%%
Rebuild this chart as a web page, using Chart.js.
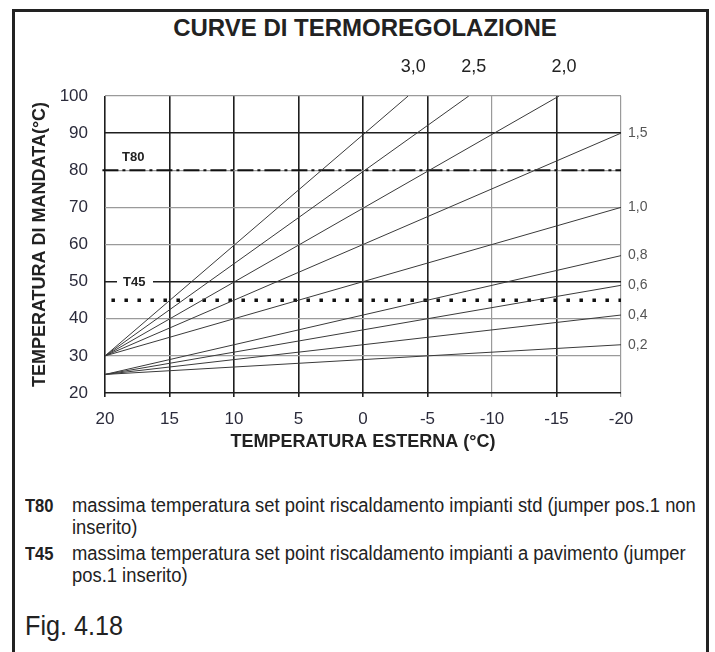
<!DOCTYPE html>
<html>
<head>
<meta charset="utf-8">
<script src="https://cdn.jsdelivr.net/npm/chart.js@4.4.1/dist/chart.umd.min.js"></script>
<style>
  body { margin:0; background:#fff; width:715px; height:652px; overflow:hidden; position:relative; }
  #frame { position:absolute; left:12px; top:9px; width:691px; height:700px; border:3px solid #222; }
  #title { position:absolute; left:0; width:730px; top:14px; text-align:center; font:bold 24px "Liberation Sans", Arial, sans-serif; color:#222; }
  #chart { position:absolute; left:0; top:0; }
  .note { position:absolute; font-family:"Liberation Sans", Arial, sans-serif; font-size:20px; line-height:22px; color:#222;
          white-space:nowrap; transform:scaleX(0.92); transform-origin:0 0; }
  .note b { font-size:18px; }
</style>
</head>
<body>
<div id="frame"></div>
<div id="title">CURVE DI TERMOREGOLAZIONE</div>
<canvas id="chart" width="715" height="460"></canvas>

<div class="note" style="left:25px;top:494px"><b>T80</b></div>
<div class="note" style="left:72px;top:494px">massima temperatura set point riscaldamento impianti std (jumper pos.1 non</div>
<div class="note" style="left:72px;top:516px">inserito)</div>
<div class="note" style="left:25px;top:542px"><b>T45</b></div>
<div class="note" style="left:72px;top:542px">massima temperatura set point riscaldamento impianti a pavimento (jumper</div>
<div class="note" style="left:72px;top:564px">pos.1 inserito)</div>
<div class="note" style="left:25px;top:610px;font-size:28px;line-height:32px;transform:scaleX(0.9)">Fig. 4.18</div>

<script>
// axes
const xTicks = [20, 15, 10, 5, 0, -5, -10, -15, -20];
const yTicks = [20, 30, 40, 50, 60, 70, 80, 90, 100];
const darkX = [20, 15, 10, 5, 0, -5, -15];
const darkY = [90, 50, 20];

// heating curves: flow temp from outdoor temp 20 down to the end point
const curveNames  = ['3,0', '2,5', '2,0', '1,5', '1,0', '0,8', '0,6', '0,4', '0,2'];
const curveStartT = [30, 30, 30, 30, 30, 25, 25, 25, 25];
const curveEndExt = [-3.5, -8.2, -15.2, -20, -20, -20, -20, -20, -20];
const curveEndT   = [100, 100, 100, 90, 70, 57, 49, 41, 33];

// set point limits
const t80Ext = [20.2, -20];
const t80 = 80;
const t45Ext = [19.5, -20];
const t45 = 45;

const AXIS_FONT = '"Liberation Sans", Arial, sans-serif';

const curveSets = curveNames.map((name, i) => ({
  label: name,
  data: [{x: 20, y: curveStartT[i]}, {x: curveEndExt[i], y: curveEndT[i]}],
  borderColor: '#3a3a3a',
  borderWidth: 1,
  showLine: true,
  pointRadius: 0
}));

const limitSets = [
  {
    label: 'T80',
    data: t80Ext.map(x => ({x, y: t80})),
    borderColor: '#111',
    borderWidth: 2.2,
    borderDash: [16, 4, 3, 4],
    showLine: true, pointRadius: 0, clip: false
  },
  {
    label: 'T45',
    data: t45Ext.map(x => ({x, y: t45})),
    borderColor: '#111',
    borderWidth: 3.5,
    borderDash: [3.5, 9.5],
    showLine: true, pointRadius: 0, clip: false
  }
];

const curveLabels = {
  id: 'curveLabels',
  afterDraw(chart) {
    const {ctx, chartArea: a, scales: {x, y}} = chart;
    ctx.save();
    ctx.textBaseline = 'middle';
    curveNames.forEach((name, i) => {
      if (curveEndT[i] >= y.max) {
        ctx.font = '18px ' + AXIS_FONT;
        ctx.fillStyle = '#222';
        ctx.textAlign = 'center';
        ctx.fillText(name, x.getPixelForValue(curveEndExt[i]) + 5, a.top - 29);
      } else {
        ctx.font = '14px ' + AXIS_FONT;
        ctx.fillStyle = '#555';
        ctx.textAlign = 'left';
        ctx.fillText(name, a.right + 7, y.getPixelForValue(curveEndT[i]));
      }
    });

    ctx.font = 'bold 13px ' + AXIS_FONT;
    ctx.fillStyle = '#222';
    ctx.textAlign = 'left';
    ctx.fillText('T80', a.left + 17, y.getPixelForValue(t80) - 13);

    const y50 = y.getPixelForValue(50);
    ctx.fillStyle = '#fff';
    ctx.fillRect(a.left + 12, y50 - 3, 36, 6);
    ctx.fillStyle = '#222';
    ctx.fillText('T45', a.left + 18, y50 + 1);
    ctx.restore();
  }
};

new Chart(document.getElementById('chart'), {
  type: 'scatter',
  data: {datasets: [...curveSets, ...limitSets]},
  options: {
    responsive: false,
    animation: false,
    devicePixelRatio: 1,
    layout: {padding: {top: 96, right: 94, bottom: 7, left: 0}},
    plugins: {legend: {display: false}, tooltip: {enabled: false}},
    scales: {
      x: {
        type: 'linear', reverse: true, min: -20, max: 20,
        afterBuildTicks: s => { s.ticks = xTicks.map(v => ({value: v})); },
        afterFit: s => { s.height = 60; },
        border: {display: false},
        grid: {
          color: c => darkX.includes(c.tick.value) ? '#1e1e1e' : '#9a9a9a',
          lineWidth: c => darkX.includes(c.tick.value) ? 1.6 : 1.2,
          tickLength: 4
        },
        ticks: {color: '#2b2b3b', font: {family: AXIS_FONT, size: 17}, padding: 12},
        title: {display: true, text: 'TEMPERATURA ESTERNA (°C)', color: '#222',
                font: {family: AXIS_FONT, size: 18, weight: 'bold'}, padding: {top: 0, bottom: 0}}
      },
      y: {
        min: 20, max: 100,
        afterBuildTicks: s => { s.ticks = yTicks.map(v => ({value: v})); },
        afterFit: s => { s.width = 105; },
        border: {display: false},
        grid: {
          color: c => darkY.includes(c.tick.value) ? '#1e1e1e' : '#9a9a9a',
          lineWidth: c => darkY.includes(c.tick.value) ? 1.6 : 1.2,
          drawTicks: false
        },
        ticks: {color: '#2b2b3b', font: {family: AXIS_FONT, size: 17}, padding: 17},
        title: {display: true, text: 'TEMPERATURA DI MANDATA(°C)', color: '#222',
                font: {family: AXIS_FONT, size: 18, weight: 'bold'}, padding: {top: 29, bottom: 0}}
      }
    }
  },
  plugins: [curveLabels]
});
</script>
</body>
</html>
%%
• **Goal**
Using the data above, print every line exactly, omitting pictures.

• **Solution for this task**
Rebuild this chart as a web page, using Chart.js.
<!DOCTYPE html>
<html>
<head>
<meta charset="utf-8">
<script src="https://cdn.jsdelivr.net/npm/chart.js@4.4.1/dist/chart.umd.min.js"></script>
<style>
  body { margin:0; background:#fff; width:715px; height:652px; overflow:hidden; position:relative; }
  #frame { position:absolute; left:12px; top:9px; width:691px; height:700px; border:3px solid #222; }
  #title { position:absolute; left:0; width:730px; top:14px; text-align:center; font:bold 24px "Liberation Sans", Arial, sans-serif; color:#222; }
  #chart { position:absolute; left:0; top:0; }
  .note { position:absolute; font-family:"Liberation Sans", Arial, sans-serif; font-size:20px; line-height:22px; color:#222;
          white-space:nowrap; transform:scaleX(0.92); transform-origin:0 0; }
  .note b { font-size:18px; }
</style>
</head>
<body>
<div id="frame"></div>
<div id="title">CURVE DI TERMOREGOLAZIONE</div>
<canvas id="chart" width="715" height="460"></canvas>

<div class="note" style="left:25px;top:494px"><b>T80</b></div>
<div class="note" style="left:72px;top:494px">massima temperatura set point riscaldamento impianti std (jumper pos.1 non</div>
<div class="note" style="left:72px;top:516px">inserito)</div>
<div class="note" style="left:25px;top:542px"><b>T45</b></div>
<div class="note" style="left:72px;top:542px">massima temperatura set point riscaldamento impianti a pavimento (jumper</div>
<div class="note" style="left:72px;top:564px">pos.1 inserito)</div>
<div class="note" style="left:25px;top:610px;font-size:28px;line-height:32px;transform:scaleX(0.9)">Fig. 4.18</div>

<script>
// axes
const xTicks = [20, 15, 10, 5, 0, -5, -10, -15, -20];
const yTicks = [20, 30, 40, 50, 60, 70, 80, 90, 100];
const darkX = [20, 15, 10, 5, 0, -5, -15];
const darkY = [90, 50, 20];

// heating curves: flow temp from outdoor temp 20 down to the end point
const curveNames  = ['3,0', '2,5', '2,0', '1,5', '1,0', '0,8', '0,6', '0,4', '0,2'];
const curveStartT = [30, 30, 30, 30, 30, 25, 25, 25, 25];
const curveEndExt = [-3.5, -8.2, -15.2, -20, -20, -20, -20, -20, -20];
const curveEndT   = [100, 100, 100, 90, 70, 57, 49, 41, 33];

// set point limits
const t80Ext = [20.2, -20];
const t80 = 80;
const t45Ext = [19.5, -20];
const t45 = 45;

const AXIS_FONT = '"Liberation Sans", Arial, sans-serif';

const curveSets = curveNames.map((name, i) => ({
  label: name,
  data: [{x: 20, y: curveStartT[i]}, {x: curveEndExt[i], y: curveEndT[i]}],
  borderColor: '#3a3a3a',
  borderWidth: 1,
  showLine: true,
  pointRadius: 0
}));

const limitSets = [
  {
    label: 'T80',
    data: t80Ext.map(x => ({x, y: t80})),
    borderColor: '#111',
    borderWidth: 2.2,
    borderDash: [16, 4, 3, 4],
    showLine: true, pointRadius: 0, clip: false
  },
  {
    label: 'T45',
    data: t45Ext.map(x => ({x, y: t45})),
    borderColor: '#111',
    borderWidth: 3.5,
    borderDash: [3.5, 9.5],
    showLine: true, pointRadius: 0, clip: false
  }
];

const curveLabels = {
  id: 'curveLabels',
  afterDraw(chart) {
    const {ctx, chartArea: a, scales: {x, y}} = chart;
    ctx.save();
    ctx.textBaseline = 'middle';
    curveNames.forEach((name, i) => {
      if (curveEndT[i] >= y.max) {
        ctx.font = '18px ' + AXIS_FONT;
        ctx.fillStyle = '#222';
        ctx.textAlign = 'center';
        ctx.fillText(name, x.getPixelForValue(curveEndExt[i]) + 5, a.top - 29);
      } else {
        ctx.font = '14px ' + AXIS_FONT;
        ctx.fillStyle = '#555';
        ctx.textAlign = 'left';
        ctx.fillText(name, a.right + 7, y.getPixelForValue(curveEndT[i]));
      }
    });

    ctx.font = 'bold 13px ' + AXIS_FONT;
    ctx.fillStyle = '#222';
    ctx.textAlign = 'left';
    ctx.fillText('T80', a.left + 17, y.getPixelForValue(t80) - 13);

    const y50 = y.getPixelForValue(50);
    ctx.fillStyle = '#fff';
    ctx.fillRect(a.left + 12, y50 - 3, 36, 6);
    ctx.fillStyle = '#222';
    ctx.fillText('T45', a.left + 18, y50 + 1);
    ctx.restore();
  }
};

new Chart(document.getElementById('chart'), {
  type: 'scatter',
  data: {datasets: [...curveSets, ...limitSets]},
  options: {
    responsive: false,
    animation: false,
    devicePixelRatio: 1,
    layout: {padding: {top: 96, right: 94, bottom: 7, left: 0}},
    plugins: {legend: {display: false}, tooltip: {enabled: false}},
    scales: {
      x: {
        type: 'linear', reverse: true, min: -20, max: 20,
        afterBuildTicks: s => { s.ticks = xTicks.map(v => ({value: v})); },
        afterFit: s => { s.height = 60; },
        border: {display: false},
        grid: {
          color: c => darkX.includes(c.tick.value) ? '#1e1e1e' : '#9a9a9a',
          lineWidth: c => darkX.includes(c.tick.value) ? 1.6 : 1.2,
          tickLength: 4
        },
        ticks: {color: '#2b2b3b', font: {family: AXIS_FONT, size: 17}, padding: 12},
        title: {display: true, text: 'TEMPERATURA ESTERNA (°C)', color: '#222',
                font: {family: AXIS_FONT, size: 18, weight: 'bold'}, padding: {top: 0, bottom: 0}}
      },
      y: {
        min: 20, max: 100,
        afterBuildTicks: s => { s.ticks = yTicks.map(v => ({value: v})); },
        afterFit: s => { s.width = 105; },
        border: {display: false},
        grid: {
          color: c => darkY.includes(c.tick.value) ? '#1e1e1e' : '#9a9a9a',
          lineWidth: c => darkY.includes(c.tick.value) ? 1.6 : 1.2,
          drawTicks: false
        },
        ticks: {color: '#2b2b3b', font: {family: AXIS_FONT, size: 17}, padding: 17},
        title: {display: true, text: 'TEMPERATURA DI MANDATA(°C)', color: '#222',
                font: {family: AXIS_FONT, size: 18, weight: 'bold'}, padding: {top: 29, bottom: 0}}
      }
    }
  },
  plugins: [curveLabels]
});
</script>
</body>
</html>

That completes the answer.